### GIVEN EXERCISE:
Write out the opening lines of the data word for word, up to and including the line with "import * as", and leave every picture and every later line out.

### SUPPLIED INFORMATION:
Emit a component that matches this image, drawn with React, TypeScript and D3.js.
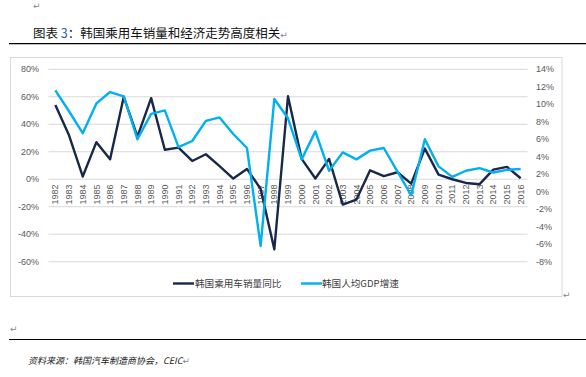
import React from "react";
import * as d3 from "d3";

const years = [
  "1982","1983","1984","1985","1986","1987","1988","1989","1990","1991",
  "1992","1993","1994","1995","1996","1997","1998","1999","2000","2001",
  "2002","2003","2004","2005","2006","2007","2008","2009","2010","2011",
  "2012","2013","2014","2015","2016",
];
// 韩国乘用车销量同比 (%), left axis
const salesYoY = [
  54, 32, 2, 27, 14.5, 60, 31, 59, 21.5, 23,
  13.3, 18.2, 9.5, 0.5, 7.5, -7, -51, 60.4, 14.8, 0.5,
  14.8, -18.4, -14.8, 6.5, 2.2, 5.1, -3.2, 22.3, 3.4, 0,
  -2.7, -3.6, 7, 9, 0.7,
];
// 韩国人均GDP增速 (%), right axis
const gdpGrowth = [
  11.6, 9.2, 6.7, 10.1, 11.4, 10.9, 6.0, 8.9, 9.3, 5.1,
  5.8, 8.1, 8.5, 6.6, 5.0, -6.2, 10.6, 8.4, 3.7, 6.9,
  2.4, 4.5, 3.7, 4.7, 5.0, 2.3, -0.4, 6.0, 2.9, 1.7,
  2.4, 2.7, 2.2, 2.5, 2.6,
];
const leftTicks = [80, 60, 40, 20, 0, -20, -40, -60];
const rightTicks = [14, 12, 10, 8, 6, 4, 2, 0, -2, -4, -6, -8];
const legendLabels = ["韩国乘用车销量同比", "韩国人均GDP增速"];
const titleText = "韩国乘用车销量和经济走势高度相关";
const sourceText = "资料来源：韩国汽车制造商协会，CEIC";

const DARK = "#17284a";
const BLUE = "#00b0f0";
const GRID = "#d9d9d9";
const TICK = "#595959";
const CJK = "'Noto Sans CJK SC', sans-serif";
const LATIN = "'Liberation Sans', Arial, sans-serif";

export default function App() {
  const top = 69.3;
  const bottom = 261.7;
  const left = 48.5;
  const right = 527.5;

  const x = d3.scaleBand<string>().domain(years).range([left, right]);
  const cx = (d: string) => (x(d) as number) + x.bandwidth() / 2;
  const yL = d3.scaleLinear().domain([-60, 80]).range([bottom, top]);
  const yR = d3.scaleLinear().domain([-8, 14]).range([bottom, top]);

  const lineL = d3
    .line<number>()
    .x((_, i) => cx(years[i]))
    .y((v) => yL(v));
  const lineR = d3
    .line<number>()
    .x((_, i) => cx(years[i]))
    .y((v) => yR(v));

  const ret = (xx: number, yy: number) => (
    <text x={xx} y={yy} fontSize={9} fill="#888" fontFamily="'DejaVu Sans', sans-serif">
      ↵
    </text>
  );

  return (
    <svg
      width={586}
      height={377}
      style={{ position: "absolute", left: 0, top: 0, background: "#fff" }}
    >
      {ret(33, 9)}
      <text x={33} y={37.5} fontSize={12.5} fontFamily={CJK} fill="#111">
        图表 <tspan fill="#1f5fbf">3</tspan>：{titleText}
        <tspan fill="#888" fontSize={9} fontFamily="'DejaVu Sans', sans-serif">↵</tspan>
      </text>
      <line x1={9} x2={586} y1={43.7} y2={43.7} stroke="#000" strokeWidth={1.2} />

      <rect x={10.5} y={57.5} width={551.5} height={239} fill="#fff" stroke={GRID} strokeWidth={1} />

      {leftTicks.map((t) => (
        <g key={"l" + t}>
          <line x1={left} x2={right} y1={yL(t)} y2={yL(t)} stroke={GRID} strokeWidth={1} />
          <text
            x={39}
            y={yL(t)}
            dy="0.35em"
            textAnchor="end"
            fontSize={9}
            fontFamily={LATIN}
            fill={TICK}
          >
            {t + "%"}
          </text>
        </g>
      ))}
      {rightTicks.map((t) => (
        <text
          key={"r" + t}
          x={536}
          y={yR(t)}
          dy="0.35em"
          textAnchor="start"
          fontSize={9}
          fontFamily={LATIN}
          fill={TICK}
        >
          {t + "%"}
        </text>
      ))}

      {years.map((yv) => (
        <text
          key={yv}
          transform={`translate(${cx(yv)},${184.5}) rotate(-90)`}
          dy="0.35em"
          textAnchor="end"
          fontSize={9}
          fontFamily={LATIN}
          fill={TICK}
        >
          {yv}
        </text>
      ))}

      <path d={lineL(salesYoY) as string} fill="none" stroke={DARK} strokeWidth={2.4} strokeLinejoin="round" />
      <path d={lineR(gdpGrowth) as string} fill="none" stroke={BLUE} strokeWidth={2.4} strokeLinejoin="round" />

      <line x1={173} x2={194} y1={283.5} y2={283.5} stroke={DARK} strokeWidth={2.4} />
      <text x={195} y={283.5} dy="0.35em" fontSize={9.6} fontFamily={CJK} fill="#404040">
        {legendLabels[0]}
      </text>
      <line x1={301} x2={322} y1={283.5} y2={283.5} stroke={BLUE} strokeWidth={2.4} />
      <text x={322} y={283.5} dy="0.35em" fontSize={9.6} fontFamily={CJK} fill="#404040">
        {legendLabels[1]}
      </text>
      {ret(563, 298)}

      {ret(10, 332)}
      <line x1={9} x2={586} y1={339.5} y2={339.5} stroke="#000" strokeWidth={1.2} />
      <text x={28} y={364} fontSize={9} fontStyle="italic" fontFamily={CJK} fill="#222">
        {sourceText}
        <tspan fill="#888" fontStyle="normal" fontFamily="'DejaVu Sans', sans-serif">↵</tspan>
      </text>
    </svg>
  );
}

### TASK SOLUTION:
Emit a component that matches this image, drawn with React, TypeScript and D3.js.
import React from "react";
import * as d3 from "d3";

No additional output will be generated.